The Elephant Men

Living Gods

It is elephants’ elevated standing in Indian culture that prevents them from being killed, even when they bring destruction to people and property. Over 80 percent of Indians are Hindus, and to members of the Hindu religion, the elephant is a sacred animal. Elephants are sacred animals to Hindus. It is the living incarnation of one of their most important gods: Ganesh, an elephant-headed deity who rides atop a tiny mouse.

There are many stories of Ganesh’s creation, but the best known say he is the son of Parvati, the Hindu goddess of the mountains and wife of the greatest god, Lord Shiva. One day, Parvati desired a guard as she took a bath, so she created Ganesh from dirt to stand watch. But the boy did his job too well; he refused to let Lord Shiva see his wife. Angry, Shiva cut off the boy’s head. To console his grieving wife, Shiva gave Ganesh the head of an elephant.

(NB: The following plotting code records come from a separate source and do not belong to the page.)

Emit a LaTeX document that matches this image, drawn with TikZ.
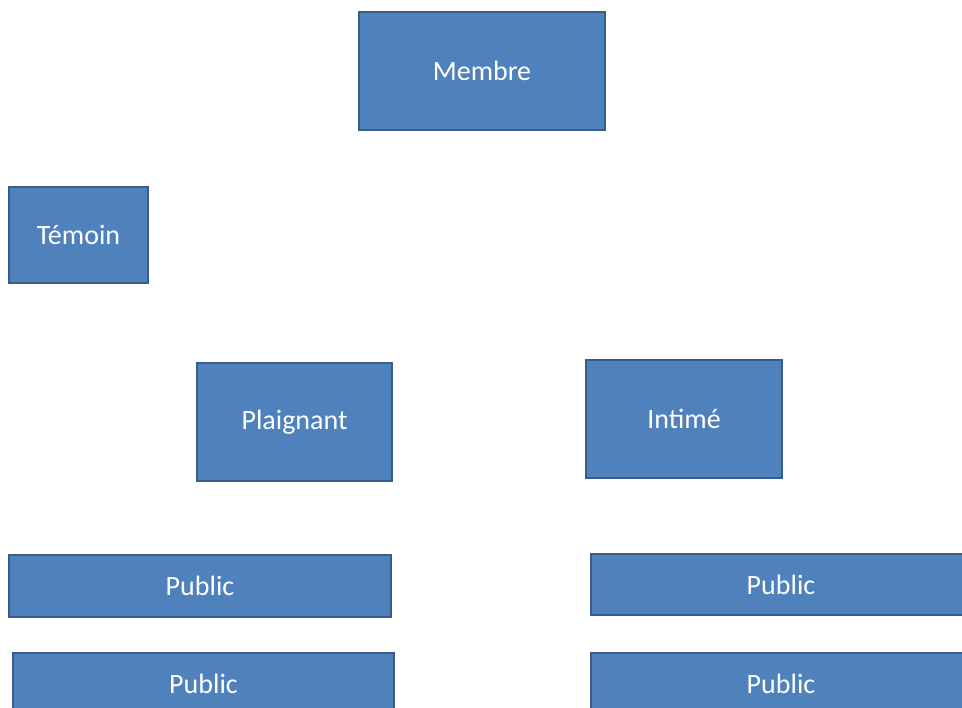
\documentclass[tikz,border=0pt]{standalone}
\usepackage{fontspec}
\setmainfont{Carlito}
\definecolor{boxfill}{HTML}{4F81BD}
\definecolor{boxline}{HTML}{385D8A}
\begin{document}
\begin{tikzpicture}[x=1pt,y=-1pt,
  box/.style={draw=boxline, fill=boxfill, line width=2.5pt, rectangle,
    text=white, font=\fontsize{28}{34}\selectfont, inner sep=0pt}]
\useasboundingbox (0,0) rectangle (962,708);
\clip (0,0) rectangle (962,708);
\node[box, minimum width=246pt, minimum height=118pt] (membre) at (482,71) {Membre};
\node[box, minimum width=139pt, minimum height=96pt] (temoin) at (78.5,235) {Témoin};
\node[box, minimum width=195pt, minimum height=118pt] (plaignant) at (294.5,422) {Plaignant};
\node[box, minimum width=196pt, minimum height=118pt] (intime) at (684,419) {Intimé};
\node[box, minimum width=382pt, minimum height=62pt] (publ1) at (200,586) {Public};
\node[box, minimum width=381pt, minimum height=62pt] (publ2) at (203.5,684) {Public};
\node[box, minimum width=380pt, minimum height=61pt] (pubr1) at (781,584.5) {Public};
\node[box, minimum width=380pt, minimum height=62pt] (pubr2) at (781,684) {Public};
\end{tikzpicture}
\end{document}
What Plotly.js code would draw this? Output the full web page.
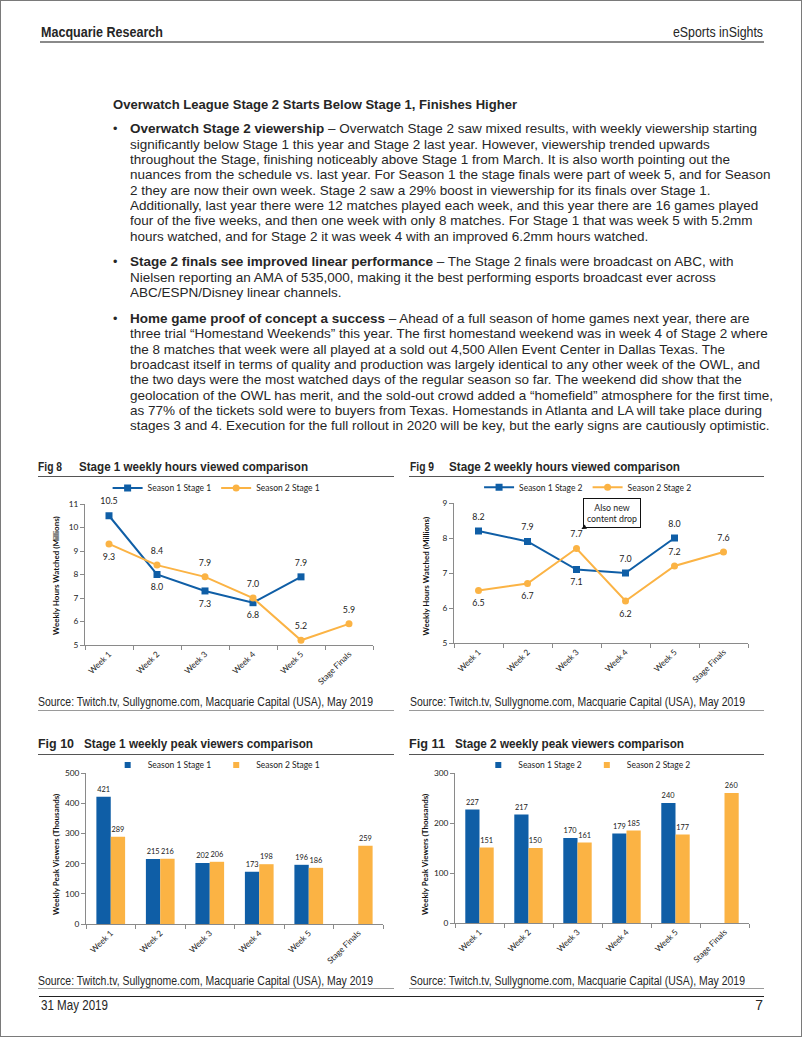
<!DOCTYPE html>
<html><head><meta charset="utf-8">
<script src="https://cdn.plot.ly/plotly-3.0.1.min.js"></script>
<style>
html,body{margin:0;padding:0;background:#fff;}
#page{position:relative;width:802px;height:1037px;overflow:hidden;font-family:'Liberation Sans',Arial,sans-serif;color:#262626;background:#fff;}
#frame{position:absolute;left:0;top:0;width:802px;height:1037px;box-sizing:border-box;border:1px solid #7a7a7a;pointer-events:none;z-index:10;}
.t{position:absolute;white-space:nowrap;line-height:16px;transform-origin:0 50%;}
.rule{position:absolute;}
.chart{position:absolute;}
</style></head><body><div id="page"><div id="frame"></div></div>
<script>
// ---------- data ----------
const categories = ['Week 1','Week 2','Week 3','Week 4','Week 5','Stage Finals'];
const hoursS1Stage1 = [10.5, 8.0, 7.3, 6.8, 7.9, null];
const hoursS2Stage1 = [9.3, 8.4, 7.9, 7.0, 5.2, 5.9];
const hoursS1Stage2 = [8.2, 7.9, 7.1, 7.0, 8.0, null];
const hoursS2Stage2 = [6.5, 6.7, 7.7, 6.2, 7.2, 7.6];
const peakS1Stage1 = [421, 215, 202, 173, 196, null];
const peakS2Stage1 = [289, 216, 206, 198, 186, 259];
const peakS1Stage2 = [227, 217, 170, 179, 240, null];
const peakS2Stage2 = [151, 150, 161, 185, 177, 260];

const sectionTitle = 'Overwatch League Stage 2 Starts Below Stage 1, Finishes Higher';
const para1 = [
 '<b>Overwatch Stage 2 viewership</b> – Overwatch Stage 2 saw mixed results, with weekly viewership starting',
 'significantly below Stage 1 this year and Stage 2 last year. However, viewership trended upwards',
 'throughout the Stage, finishing noticeably above Stage 1 from March. It is also worth pointing out the',
 'nuances from the schedule vs. last year. For Season 1 the stage finals were part of week 5, and for Season',
 '2 they are now their own week. Stage 2 saw a 29% boost in viewership for its finals over Stage 1.',
 'Additionally, last year there were 12 matches played each week, and this year there are 16 games played',
 'four of the five weeks, and then one week with only 8 matches. For Stage 1 that was week 5 with 5.2mm',
 'hours watched, and for Stage 2 it was week 4 with an improved 6.2mm hours watched.'
];
const para2 = [
 '<b>Stage 2 finals see improved linear performance</b> – The Stage 2 finals were broadcast on ABC, with',
 'Nielsen reporting an AMA of 535,000, making it the best performing esports broadcast ever across',
 'ABC/ESPN/Disney linear channels.'
];
const para3 = [
 '<b>Home game proof of concept a success</b> – Ahead of a full season of home games next year, there are',
 'three trial “Homestand Weekends” this year. The first homestand weekend was in week 4 of Stage 2 where',
 'the 8 matches that week were all played at a sold out 4,500 Allen Event Center in Dallas Texas. The',
 'broadcast itself in terms of quality and production was largely identical to any other week of the OWL, and',
 'the two days were the most watched days of the regular season so far. The weekend did show that the',
 'geolocation of the OWL has merit, and the sold-out crowd added a “homefield” atmosphere for the first time,',
 'as 77% of the tickets sold were to buyers from Texas. Homestands in Atlanta and LA will take place during',
 'stages 3 and 4. Execution for the full rollout in 2020 will be key, but the early signs are cautiously optimistic.'
];
const figTitles = ['Stage 1 weekly hours viewed comparison','Stage 2 weekly hours viewed comparison',
                   'Stage 1 weekly peak viewers comparison','Stage 2 weekly peak viewers comparison'];
const sourceText = 'Source: Twitch.tv, Sullygnome.com, Macquarie Capital (USA), May 2019';

const BLUE = '#0f5ea6', ORANGE = '#fbb344';

// ---------- page text ----------
const page = document.getElementById('page');
function addText(html, x, yc, size, bold, targetW, align){
  const d = document.createElement('div');
  d.className = 't';
  d.innerHTML = html;
  d.style.fontSize = size + 'px';
  d.style.fontWeight = bold ? 'bold' : 'normal';
  d.style.top = (yc - 8) + 'px';
  page.appendChild(d);
  const w = d.getBoundingClientRect().width;
  let s = 1;
  if (targetW) { s = targetW / w; d.style.transform = 'scaleX(' + s + ')'; }
  const finalW = w * s;
  d.style.left = (align === 'right' ? x - finalW : x) + 'px';
  return d;
}
function addRule(x1, x2, y, th, color){
  const r = document.createElement('div');
  r.className = 'rule';
  r.style.left = x1 + 'px'; r.style.width = (x2 - x1) + 'px';
  r.style.top = (y - th/2) + 'px'; r.style.height = th + 'px';
  r.style.background = color;
  page.appendChild(r);
}

addText('Macquarie Research', 41, 32, 14.5, true, 122);
addText('eSports inSights', 763, 32, 14.5, false, 90, 'right');
addRule(40, 764, 41.5, 2, '#8a8a8a');

addText(sectionTitle, 113, 104.5, 13.3, true, 404);

// body lines
const bodySize = 12.6;
const TEXT_X = 129.5;
const probe = addText(para1[3], TEXT_X, -50, bodySize, false);
const bodyScale = 640.5 / probe.getBoundingClientRect().width;
probe.remove();
const LINE = 15.35, GAP = 10.35;
let y = 129.3;
[para1, para2, para3].forEach((p) => {
  addText('•', 113, y, 12.6, false);
  p.forEach((line) => {
    const d = addText(line, TEXT_X, y, bodySize, false);
    d.style.transform = 'scaleX(' + bodyScale + ')';
    y += LINE;
  });
  y += GAP;
});

// figure headers / sources
addText('Fig 8', 38, 466.5, 12, true, 24);
addText(figTitles[0], 79, 466.5, 12, true, 229);
addText('Fig 9', 410, 466.5, 12, true, 24);
addText(figTitles[1], 449, 466.5, 12, true, 231);
addRule(38, 394, 476, 1, '#555');
addRule(409, 764, 476, 1, '#555');
addText(sourceText, 38, 702, 12, false, 335);
addText(sourceText, 410, 702, 12, false, 335);
addRule(38, 394, 710, 1, '#9a9a9a');
addRule(409, 764, 710, 1, '#9a9a9a');

addText('Fig 10', 38, 744, 12, true, 36);
addText(figTitles[2], 84, 744, 12, true, 229);
addText('Fig 11', 409, 744, 12, true, 36);
addText(figTitles[3], 455, 744, 12, true, 229);
addRule(38, 394, 754, 1, '#555');
addRule(409, 764, 754, 1, '#555');
addText(sourceText, 38, 981, 12, false, 335);
addText(sourceText, 410, 981, 12, false, 335);
addRule(38, 394, 988.5, 1, '#9a9a9a');
addRule(409, 764, 988.5, 1, '#9a9a9a');

addRule(39, 764, 996.5, 1.6, '#222');
addText('31 May 2019', 41, 1005, 14, false, 67);
addText('7', 763, 1005, 14, false, null, 'right');

// ---------- charts ----------
const FONT = 'Lato, "Open Sans", sans-serif';
function makeDiv(left, top, w, h){
  const d = document.createElement('div');
  d.className = 'chart';
  d.style.left = left + 'px'; d.style.top = top + 'px';
  d.style.width = w + 'px'; d.style.height = h + 'px';
  page.appendChild(d);
  return d;
}
function xAxis(){
  return {type:'category', categoryarray:categories, range:[-0.5,5.5], showline:true, linecolor:'#8a8a8a',
    linewidth:1, ticks:'outside', tickson:'boundaries', ticklen:4, tickcolor:'#8a8a8a', tickangle:-45,
    showgrid:false, zeroline:false, tickfont:{size:8.3, color:'#222', family:FONT}, fixedrange:true};
}
function yAxis(range, dtick){
  return {range:range, dtick:dtick, showline:true, linecolor:'#8a8a8a', linewidth:1, ticks:'outside',
    ticklen:4, tickcolor:'#8a8a8a', showgrid:false, zeroline:false, tickfont:{size:8.3, color:'#222', family:FONT},
    fixedrange:true};
}
function yTitle(text, xp, yp){
  return {text:'<b>'+text+'</b>', xref:'paper', yref:'paper', x:xp, y:yp, xanchor:'center', yanchor:'middle',
    textangle:-90, showarrow:false, font:{size:8, color:'#111', family:FONT}};
}
function baseLayout(margin, legendX, legendY){
  return {margin:margin, paper_bgcolor:'rgba(0,0,0,0)', plot_bgcolor:'rgba(0,0,0,0)',
    font:{family:FONT, size:8, color:'#222'}, showlegend:true,
    legend:{orientation:'h', x:legendX, y:legendY, xanchor:'center', yanchor:'middle',
      font:{size:8.5, color:'#222', family:FONT}, bgcolor:'rgba(0,0,0,0)', itemwidth:30, tracegroupgap:0}};
}
function fmt1(v){ return v == null ? '' : v.toFixed(1); }
function lineTraces(vals, name, color, symbol, positions){
  return [
    {x:categories, y:vals, name:name, type:'scatter', mode:'lines+markers',
     line:{color:color, width:2}, marker:{symbol:symbol, size:7, color:color}, hoverinfo:'skip'},
    {x:categories, y:vals, type:'scatter', mode:'markers+text', text:vals.map(fmt1), textposition:positions,
     marker:{size:13, color:'rgba(0,0,0,0)'},
     textfont:{size:8.8, color:'#222', family:FONT}, showlegend:false, cliponaxis:false, hoverinfo:'skip'}
  ];
}
function barTrace(vals, color){
  return {x:categories, y:vals, type:'bar', marker:{color:color}, showlegend:false,
    text:vals.map(v => v == null ? '' : String(v)), textposition:'outside', cliponaxis:false,
    constraintext:'none', textangle:0, textfont:{size:7.4, color:'#222', family:FONT}, hoverinfo:'skip'};
}
function legendKey(name, color){
  return {x:[null], y:[null], type:'scatter', mode:'markers', name:name,
    marker:{symbol:'square', size:6, color:color}, hoverinfo:'skip'};
}
const cfg = {staticPlot:true, displayModeBar:false};

// Fig 8
{
  const d = makeDiv(30, 448, 370, 252);
  const pb = ['top center','bottom center','bottom center','bottom center','top center','top center'];
  const po = ['bottom center','top center','top center','top center','top center','top center'];
  const data = [...lineTraces(hoursS1Stage1, 'Season 1 Stage 1', BLUE, 'square', pb),
                ...lineTraces(hoursS2Stage1, 'Season 2 Stage 1', ORANGE, 'circle', po)];
  const lay = baseLayout({l:55, r:27, t:56, b:55}, 0.457, 1.113);
  lay.xaxis = xAxis(); lay.yaxis = yAxis([5,11], 1);
  lay.annotations = [yTitle('Weekly Hours Watched (Millions)', -(85-56)/288, 0.49)];
  Plotly.newPlot(d, data, lay, cfg);
}
// Fig 9
{
  const d = makeDiv(405, 448, 370, 252);
  const pb = ['top center','top center','bottom center','top center','top center','top center'];
  const po = ['bottom center','bottom center','top center','bottom center','top center','top center'];
  const data = [...lineTraces(hoursS1Stage2, 'Season 1 Stage 2', BLUE, 'square', pb),
                ...lineTraces(hoursS2Stage2, 'Season 2 Stage 2', ORANGE, 'circle', po)];
  const lay = baseLayout({l:49, r:27, t:55, b:57}, 0.456, 1.112);
  lay.xaxis = xAxis(); lay.yaxis = yAxis([5,9], 1);
  lay.annotations = [
    yTitle('Weekly Hours Watched (Millions)', -(454-425.7)/294, 0.48),
    {text:'Also new<br>content drop', xref:'x', yref:'y', x:2.1, y:8.26, ax:31, ay:-16,
     showarrow:true, arrowhead:2, arrowsize:1, arrowwidth:1, arrowcolor:'#111',
     bordercolor:'#111', borderwidth:1, borderpad:3, bgcolor:'#fff',
     font:{size:8.8, color:'#222', family:FONT}, align:'center'}
  ];
  Plotly.newPlot(d, data, lay, cfg);
}
// Fig 10
{
  const d = makeDiv(30, 730, 370, 248);
  const data = [barTrace(peakS1Stage1, BLUE), barTrace(peakS2Stage1, ORANGE),
                legendKey('Season 1 Stage 1', BLUE), legendKey('Season 2 Stage 1', ORANGE)];
  const lay = baseLayout({l:56, r:17, t:43, b:54}, 0.44, 1.053);
  lay.barmode = 'group'; lay.bargap = 0.42; lay.bargroupgap = 0;
  lay.xaxis = xAxis(); lay.yaxis = yAxis([0,500], 100);
  lay.annotations = [yTitle('Weekly Peak Viewers (Thousands)', -(86-56)/297, 0.457)];
  Plotly.newPlot(d, data, lay, cfg);
}
// Fig 11
{
  const d = makeDiv(405, 730, 370, 248);
  const data = [barTrace(peakS1Stage2, BLUE), barTrace(peakS2Stage2, ORANGE),
                legendKey('Season 1 Stage 2', BLUE), legendKey('Season 2 Stage 2', ORANGE)];
  const lay = baseLayout({l:50, r:26, t:43, b:55}, 0.45, 1.053);
  lay.barmode = 'group'; lay.bargap = 0.42; lay.bargroupgap = 0;
  lay.xaxis = xAxis(); lay.yaxis = yAxis([0,300], 100);
  lay.annotations = [yTitle('Weekly Peak Viewers (Thousands)', -(455-425)/294, 0.453)];
  Plotly.newPlot(d, data, lay, cfg);
}
</script></body></html>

According to Hindu scholars, each part of the deity has a symbolic function. Ganesh’s head itself symbolizes the ability to acquire wisdom and knowledge, while his big ears bestow the patience to listen carefully. Ganesh’s small eyes can behold the future and recognize truth, while his long trunk is able to sniff out good and evil. His big belly symbolizes the ability to digest both the best and worst in life. The tiny mouse upon which Ganesh rides symbolizes the ability to move quickly and decisively.

“All obstacles, whatever they may be, will be rooted out by worshipping Ganesh,” promises an ancient Hindu text. Today, following Shiva’s command that anyone beginning a new undertaking worship Ganesh, Hindus often invoke the elephant god’s name at the beginning of worship, trips, and projects — such as the elephant taming adventure documented in The Elephant Men. Ganesh is also honored at the beginning of books, because he is said to have been a great scribe and patron of learning. He is depicted on many temples; some even keep stables of real elephants for ceremonial events. In south India, for instance, there is a fall festival called Dussehra that is famous for its parade of elephants decorated with paint and cloth.

Hindus, though, aren’t the only South Asians to worship elephants. Buddhists, for instance, believe so-called “white” elephants, a light-colored variant, carry special significance. In Thailand, white elephants are considered the king’s property, and wars have been fought over these relatively rare animals. While Asian elephants are revered today as spiritual icons, they were once also feared as potent weapons of war. Countless ancient armies surged across Asia on elephants.

Sometimes, however, these elephants proved a liability. When the great Timur, King of Samarkand, attacked Delhi in 1398, the city’s defenders boasted an intimidating elephant corps. But the animals fled in panic and Delhi’s defenses crumbled after Timur’s men drove camels carrying grass torches on their backs toward the elephants. Terrified by the fire, the elephants stampeded. Soldiers weren’t the only ones to fear elephants; prisoners also had reason to tremble. When convicted of serious crimes, felons could face death by elephant trampling.